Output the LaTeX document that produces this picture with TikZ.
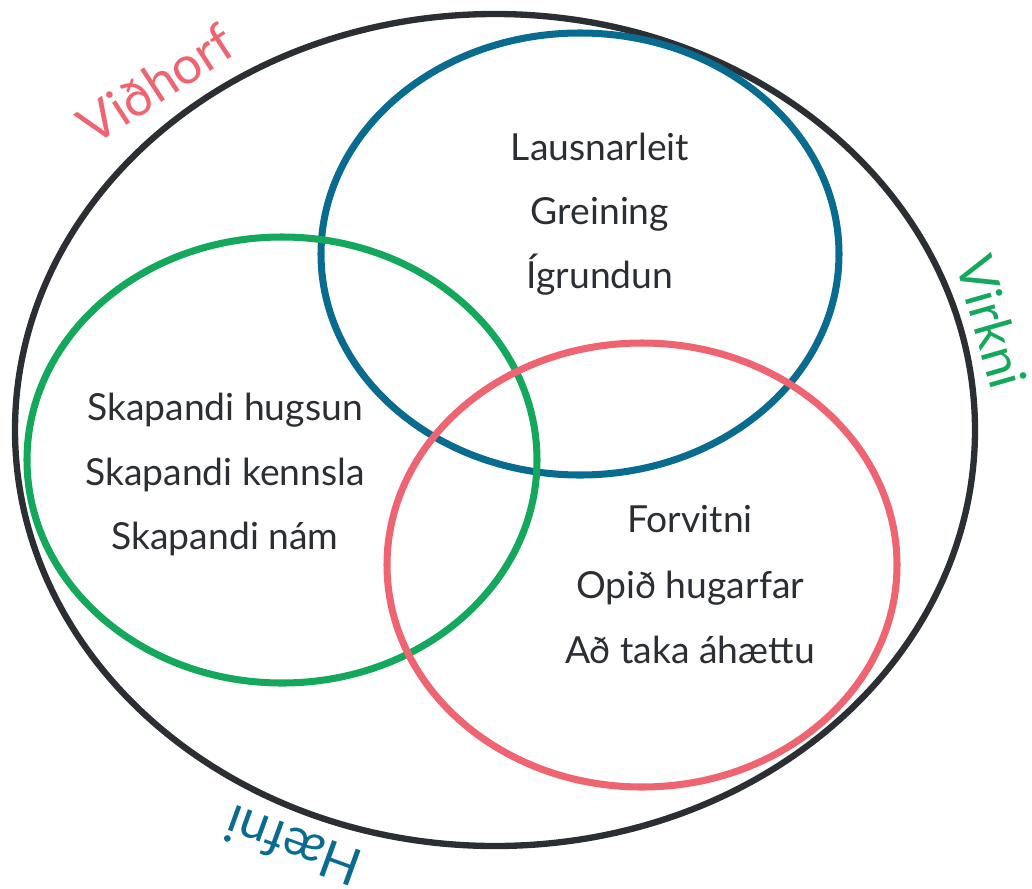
\documentclass[tikz,border=0pt]{standalone}
\usepackage{fontspec}
\setmainfont{Lato}
\usepackage{tikz}
\usetikzlibrary{positioning}
\definecolor{rimdark}{HTML}{2B2E33}
\definecolor{setblue}{HTML}{0A6B91}
\definecolor{setgreen}{HTML}{14A85C}
\definecolor{setred}{HTML}{EE6470}

\begin{document}
\begin{tikzpicture}[
        x=0.025cm, y=-0.025cm,
        every node/.style={font=\fontsize{26.5}{30}\selectfont, text=rimdark, inner sep=0pt},
        itm/.style={anchor=base},
        dimlbl/.style={font=\fontsize{37}{40}\selectfont},
        riml/.style={draw=rimdark, line width=4.5pt},
        setl/.style={line width=5pt}
    ]
    \useasboundingbox (0,0) rectangle (1032,888);

    % ytri sporbaugur og nöfn hans
    \draw[riml] (495,430) ellipse [x radius=480, y radius=416];
    \node[dimlbl, text=setred, rotate=33] (vidhorf) at (156,84) {Viðhorf};
    \node[dimlbl, text=setgreen, rotate=-74] (virkni) at (992,322) {Virkni};
    \node[dimlbl, text=setblue, rotate=160] (haefni) at (293,846) {Hæfni};

    % =============== þrír hringir ===============
    \draw[setl, draw=setblue]  (580,254) ellipse [x radius=259, y radius=221];
    \draw[setl, draw=setgreen] (282,460) ellipse [x radius=255, y radius=223];
    \draw[setl, draw=setred]   (642,565) ellipse [x radius=255, y radius=222];

    % efri hringur
    \node[itm] (lausn) at (600,160) {Lausnarleit};
    \node[itm] (grein) at (600,224) {Greining};
    \node[itm] (igrun) at (600,288) {Ígrundun};

    % vinstri hringur
    \node[itm] (hugs) at (225,420) {Skapandi hugsun};
    \node[itm] (kenn) at (225,485) {Skapandi kennsla};
    \node[itm] (nam)  at (225,549) {Skapandi nám};

    % neðri hringur
    \node[itm] (forv) at (690,532) {Forvitni};
    \node[itm] (opid) at (690,598) {Opið hugarfar};
    \node[itm] (ahaet) at (690,663) {Að taka áhættu};
\end{tikzpicture}
\end{document}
_ _ _ _ _ _ _
● **Objective**
Repeat the data exactly, without the pictures.

● **The response**
Output the LaTeX document that produces this picture with TikZ.
\documentclass[tikz,border=0pt]{standalone}
\usepackage{fontspec}
\setmainfont{Lato}
\usepackage{tikz}
\usetikzlibrary{positioning}
\definecolor{rimdark}{HTML}{2B2E33}
\definecolor{setblue}{HTML}{0A6B91}
\definecolor{setgreen}{HTML}{14A85C}
\definecolor{setred}{HTML}{EE6470}

\begin{document}
\begin{tikzpicture}[
        x=0.025cm, y=-0.025cm,
        every node/.style={font=\fontsize{26.5}{30}\selectfont, text=rimdark, inner sep=0pt},
        itm/.style={anchor=base},
        dimlbl/.style={font=\fontsize{37}{40}\selectfont},
        riml/.style={draw=rimdark, line width=4.5pt},
        setl/.style={line width=5pt}
    ]
    \useasboundingbox (0,0) rectangle (1032,888);

    % ytri sporbaugur og nöfn hans
    \draw[riml] (495,430) ellipse [x radius=480, y radius=416];
    \node[dimlbl, text=setred, rotate=33] (vidhorf) at (156,84) {Viðhorf};
    \node[dimlbl, text=setgreen, rotate=-74] (virkni) at (992,322) {Virkni};
    \node[dimlbl, text=setblue, rotate=160] (haefni) at (293,846) {Hæfni};

    % =============== þrír hringir ===============
    \draw[setl, draw=setblue]  (580,254) ellipse [x radius=259, y radius=221];
    \draw[setl, draw=setgreen] (282,460) ellipse [x radius=255, y radius=223];
    \draw[setl, draw=setred]   (642,565) ellipse [x radius=255, y radius=222];

    % efri hringur
    \node[itm] (lausn) at (600,160) {Lausnarleit};
    \node[itm] (grein) at (600,224) {Greining};
    \node[itm] (igrun) at (600,288) {Ígrundun};

    % vinstri hringur
    \node[itm] (hugs) at (225,420) {Skapandi hugsun};
    \node[itm] (kenn) at (225,485) {Skapandi kennsla};
    \node[itm] (nam)  at (225,549) {Skapandi nám};

    % neðri hringur
    \node[itm] (forv) at (690,532) {Forvitni};
    \node[itm] (opid) at (690,598) {Opið hugarfar};
    \node[itm] (ahaet) at (690,663) {Að taka áhættu};
\end{tikzpicture}
\end{document}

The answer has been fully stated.